--- Written request ---
Your output is the lines from the first one to the one containing "const yTicksRatio = [0.5,1,2];", repeated exactly, with images left out.

--- Material provided ---
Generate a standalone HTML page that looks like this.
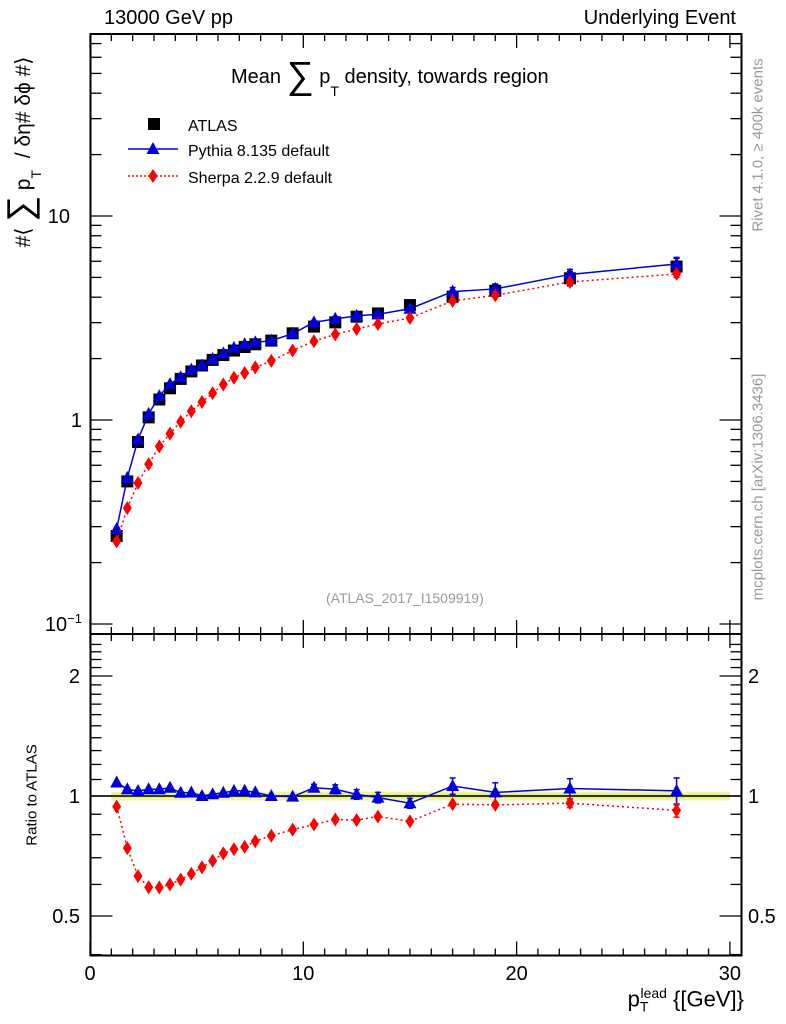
<!DOCTYPE html>
<html><head><meta charset="utf-8"><style>
html,body{margin:0;padding:0;background:#fff}
svg{display:block;font-family:"Liberation Sans",sans-serif}
</style></head><body>
<svg id="c" width="786" height="1024" viewBox="0 0 786 1024" xmlns="http://www.w3.org/2000/svg"></svg>
<script>
const xs = [1.25,1.75,2.25,2.75,3.25,3.75,4.25,4.75,5.25,5.75,6.25,6.75,7.25,7.75,8.5,9.5,10.5,11.5,12.5,13.5,15,17,19,22.5,27.5];
const atlas = [0.27,0.50,0.78,1.03,1.26,1.43,1.59,1.73,1.85,1.97,2.08,2.19,2.28,2.35,2.45,2.66,2.87,3.01,3.21,3.33,3.66,4.02,4.30,4.95,5.65];
const atlasErr = [0.01,0.01,0.02,0.02,0.02,0.03,0.03,0.03,0.03,0.03,0.03,0.03,0.04,0.04,0.04,0.05,0.06,0.06,0.07,0.08,0.1,0.25,0.3,0.4,0.55];
const pythia = [0.292,0.52,0.803,1.071,1.31,1.50,1.62,1.765,1.85,1.99,2.12,2.256,2.35,2.40,2.45,2.65,3.01,3.13,3.24,3.30,3.51,4.26,4.39,5.17,5.82];
const pythiaErr = [0.005,0.005,0.005,0.01,0.01,0.01,0.01,0.01,0.01,0.01,0.01,0.01,0.01,0.01,0.01,0.02,0.06,0.08,0.09,0.1,0.1,0.2,0.25,0.3,0.45];
const sherpa = [0.254,0.37,0.491,0.608,0.743,0.858,0.981,1.104,1.225,1.355,1.493,1.61,1.70,1.81,1.948,2.19,2.434,2.628,2.793,2.957,3.162,3.835,4.085,4.75,5.20];
const sherpaErr = [0.004,0.004,0.005,0.005,0.01,0.01,0.01,0.01,0.01,0.01,0.01,0.01,0.01,0.02,0.02,0.02,0.03,0.03,0.04,0.04,0.05,0.07,0.08,0.12,0.2];
const xTicks = [0,10,20,30];
const yTicksMain = [0.1,1,10];
const yTicksRatio = [0.5,1,2];

const NS="http://www.w3.org/2000/svg", svg=document.getElementById('c');
function el(t,a,p){const e=document.createElementNS(NS,t);for(const k in a)e.setAttribute(k,a[k]);(p||svg).appendChild(e);return e;}
const L=90.5,R=741.5,T=34,MB=634,RB=955.5;
const X=v=>90+v*21.33;
const Y=v=>216-(Math.log10(v)-1)*204;
const YR=v=>796-Math.log2(v)*120;

// band
const band=el('rect',{x:X(1),y:YR(1.025),width:X(30)-X(1),height:YR(0.975)-YR(1.025),fill:'#f0f080',opacity:0.8});


el('rect',{x:X(1),y:YR(1.008),width:X(30)-X(1),height:YR(0.992)-YR(1.008),fill:'#a8e070',opacity:0.7});
el('line',{x1:L,x2:R,y1:YR(1),y2:YR(1),stroke:'#000','stroke-width':1.5});

// frames
const f1=el('rect',{x:L,y:T,width:R-L,height:MB-T,fill:'none',stroke:'#000','stroke-width':2});


const f2=el('rect',{x:L,y:MB,width:R-L,height:RB-MB,fill:'none',stroke:'#000','stroke-width':2});



// x ticks
for(let i=0;i<=30;i++){
  const x=X(i),len=(i%10==0)?14:7;
  for(const [yt,d] of [[T,1],[MB,-1],[MB,1],[RB,-1]]){
    el('line',{x1:x,x2:x,y1:yt,y2:yt+d*len,stroke:'#000','stroke-width':1.3});
  }
}
xTicks.forEach(v=>{
  const t=el('text',{x:X(v),y:980,'font-size':20,'text-anchor':'middle'});t.textContent=v;
  
  
});
// main y ticks
for(let d=-1;d<=1;d++){for(let m=1;m<=9;m++){const v=m*Math.pow(10,d);const y=Y(v);if(y<T||y>MB)continue;
  const len=m==1?22:11;
  el('line',{x1:L,x2:L+len,y1:y,y2:y,stroke:'#000','stroke-width':1.3});
  el('line',{x1:R,x2:R-len,y1:y,y2:y,stroke:'#000','stroke-width':1.3});}}
const yl=[['10',''],['1',''],['10','−1']];
yTicksMain.forEach((v,i)=>{
  const t=el('text',{x:i==2?70:82,y:Y(v)+7,'font-size':20,'text-anchor':'end'});
  t.textContent=yl[2-i][0];
  if(i==0){const s=el('tspan',{'font-size':13,dy:-8},t);s.textContent='−1';}
  
  
});
// ratio y ticks
for(let v=0.4;v<=2.5;v+=0.1){const y=YR(v);if(y<MB||y>RB)continue;
  const major=Math.abs(v-0.5)<1e-6||Math.abs(v-1)<1e-6||Math.abs(v-2)<1e-6;const len=major?22:11;
  el('line',{x1:L,x2:L+len,y1:y,y2:y,stroke:'#000','stroke-width':1.3});
  el('line',{x1:R,x2:R-len,y1:y,y2:y,stroke:'#000','stroke-width':1.3});}
yTicksRatio.forEach(v=>{
  const t=el('text',{x:80,y:YR(v)+7,'font-size':20,'text-anchor':'end'});t.textContent=v;
  
  
  const t2=el('text',{x:748,y:YR(v)+7,'font-size':20});t2.textContent=v;
  
  
});

// markers
function sq(x,y,c){el('rect',{x:x-6,y:y-6,width:12,height:12,fill:c});}
function tri(x,y,c){el('polygon',{points:`${x},${y-7} ${x+6.5},${y+5} ${x-6.5},${y+5}`,fill:c});}
function dia(x,y,c){el('polygon',{points:`${x},${y-7} ${x+4.5},${y} ${x},${y+7} ${x-4.5},${y}`,fill:c});}
function err(x,y1,y2,c){el('line',{x1:x,x2:x,y1:y1,y2:y2,stroke:c,'stroke-width':1.5});
  el('line',{x1:x-3,x2:x+3,y1:y1,y2:y1,stroke:c,'stroke-width':1.5});el('line',{x1:x-3,x2:x+3,y1:y2,y2:y2,stroke:c,'stroke-width':1.5});}

// main plot
xs.forEach((x,i)=>err(X(x),Y(atlas[i]+atlasErr[i]),Y(atlas[i]-atlasErr[i]),'#000'));
xs.forEach((x,i)=>sq(X(x),Y(atlas[i]),'#000'));
const pl=el('polyline',{points:xs.map((x,i)=>X(x)+','+Y(pythia[i])).join(' '),fill:'none',stroke:'#0000dd','stroke-width':1.5});


xs.forEach((x,i)=>{err(X(x),Y(pythia[i]+pythiaErr[i]),Y(pythia[i]-pythiaErr[i]),'#0000dd');tri(X(x),Y(pythia[i]),'#0000dd');});
const sl=el('polyline',{points:xs.map((x,i)=>X(x)+','+Y(sherpa[i])).join(' '),fill:'none',stroke:'#ff0000','stroke-width':1.5,'stroke-dasharray':'2,3'});


xs.forEach((x,i)=>{err(X(x),Y(sherpa[i]+sherpaErr[i]),Y(sherpa[i]-sherpaErr[i]),'#ff0000');dia(X(x),Y(sherpa[i]),'#ff0000');});

// ratio plot
const pr=xs.map((x,i)=>pythia[i]/atlas[i]), sr=xs.map((x,i)=>sherpa[i]/atlas[i]);
const rpl=el('polyline',{points:xs.map((x,i)=>X(x)+','+YR(pr[i])).join(' '),fill:'none',stroke:'#0000dd','stroke-width':1.5});


xs.forEach((x,i)=>{const e=Math.max(pythiaErr[i],atlasErr[i]*0.6)/atlas[i];if(x>=10)err(X(x),YR(pr[i]+e),YR(pr[i]-e),'#0000dd');tri(X(x),YR(pr[i]),'#0000dd');});
const rsl=el('polyline',{points:xs.map((x,i)=>X(x)+','+YR(sr[i])).join(' '),fill:'none',stroke:'#ff0000','stroke-width':1.5,'stroke-dasharray':'2,3'});


xs.forEach((x,i)=>{const e=sherpaErr[i]/atlas[i];if(x>=20)err(X(x),YR(sr[i]+e),YR(sr[i]-e),'#ff0000');dia(X(x),YR(sr[i]),'#ff0000');});

// legend
sq(154,124,'#000');
el('line',{x1:128,x2:178,y1:149,y2:149,stroke:'#0000dd','stroke-width':1.5});tri(153,149,'#0000dd');
el('line',{x1:128,x2:178,y1:176,y2:176,stroke:'#ff0000','stroke-width':1.5,'stroke-dasharray':'2,2'});dia(153,176,'#ff0000');
[['ATLAS',131,'legend-atlas'],['Pythia 8.135 default',156,'legend-pythia'],['Sherpa 2.2.9 default',183,'legend-sherpa']].forEach(a=>{
  const t=el('text',{x:188,y:a[1],'font-size':16});t.textContent=a[0];
  
  
});
</script>
<div style="position:absolute;left:0;top:0;width:786px;height:1024px;pointer-events:none;font-family:'Liberation Sans',sans-serif">
<div style="position:absolute;left:104px;top:7px;font-size:20px">13000 GeV pp</div>
<div style="position:absolute;right:50px;top:7px;font-size:20px">Underlying Event</div>
<div style="position:absolute;left:231px;top:50px;font-size:20px;white-space:nowrap">Mean <span style="font-size:38px;position:relative;top:5px">∑</span> p<sub style="font-size:14px;position:relative;top:8px">T</sub> density, towards region</div>
<div style="position:absolute;left:326px;top:590px;font-size:14px;color:#999">(ATLAS_2017_I1509919)</div>
<div style="position:absolute;left:21px;top:152px;transform:translate(-50%,-50%) rotate(-90deg);font-size:21px;line-height:24px;white-space:nowrap">#⟨ <span style="font-size:36px;line-height:24px;position:relative;top:2px">∑</span> p<sub style="font-size:14px;line-height:10px;position:relative;top:6px">T</sub> &nbsp;/ δη# δϕ #⟩</div>
<div style="position:absolute;left:32px;top:795px;transform:translate(-50%,-50%) rotate(-90deg);font-size:15px;white-space:nowrap">Ratio to ATLAS</div>
<div style="position:absolute;right:42px;top:985px;font-size:22px;white-space:nowrap">p<sub style="font-size:14px">T</sub><sup style="font-size:14px;margin-left:-8px">lead</sup> {[GeV]}</div>
<div style="position:absolute;left:758px;top:145px;transform:translate(-50%,-50%) rotate(-90deg);font-size:15px;color:#999;white-space:nowrap">Rivet 4.1.0, ≥ 400k events</div>
<div style="position:absolute;left:758px;top:487px;transform:translate(-50%,-50%) rotate(-90deg);font-size:15px;color:#999;white-space:nowrap">mcplots.cern.ch [arXiv:1306.3436]</div>
</div>
</body></html>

--- Response below ---
Generate a standalone HTML page that looks like this.
<!DOCTYPE html>
<html><head><meta charset="utf-8"><style>
html,body{margin:0;padding:0;background:#fff}
svg{display:block;font-family:"Liberation Sans",sans-serif}
</style></head><body>
<svg id="c" width="786" height="1024" viewBox="0 0 786 1024" xmlns="http://www.w3.org/2000/svg"></svg>
<script>
const xs = [1.25,1.75,2.25,2.75,3.25,3.75,4.25,4.75,5.25,5.75,6.25,6.75,7.25,7.75,8.5,9.5,10.5,11.5,12.5,13.5,15,17,19,22.5,27.5];
const atlas = [0.27,0.50,0.78,1.03,1.26,1.43,1.59,1.73,1.85,1.97,2.08,2.19,2.28,2.35,2.45,2.66,2.87,3.01,3.21,3.33,3.66,4.02,4.30,4.95,5.65];
const atlasErr = [0.01,0.01,0.02,0.02,0.02,0.03,0.03,0.03,0.03,0.03,0.03,0.03,0.04,0.04,0.04,0.05,0.06,0.06,0.07,0.08,0.1,0.25,0.3,0.4,0.55];
const pythia = [0.292,0.52,0.803,1.071,1.31,1.50,1.62,1.765,1.85,1.99,2.12,2.256,2.35,2.40,2.45,2.65,3.01,3.13,3.24,3.30,3.51,4.26,4.39,5.17,5.82];
const pythiaErr = [0.005,0.005,0.005,0.01,0.01,0.01,0.01,0.01,0.01,0.01,0.01,0.01,0.01,0.01,0.01,0.02,0.06,0.08,0.09,0.1,0.1,0.2,0.25,0.3,0.45];
const sherpa = [0.254,0.37,0.491,0.608,0.743,0.858,0.981,1.104,1.225,1.355,1.493,1.61,1.70,1.81,1.948,2.19,2.434,2.628,2.793,2.957,3.162,3.835,4.085,4.75,5.20];
const sherpaErr = [0.004,0.004,0.005,0.005,0.01,0.01,0.01,0.01,0.01,0.01,0.01,0.01,0.01,0.02,0.02,0.02,0.03,0.03,0.04,0.04,0.05,0.07,0.08,0.12,0.2];
const xTicks = [0,10,20,30];
const yTicksMain = [0.1,1,10];
const yTicksRatio = [0.5,1,2];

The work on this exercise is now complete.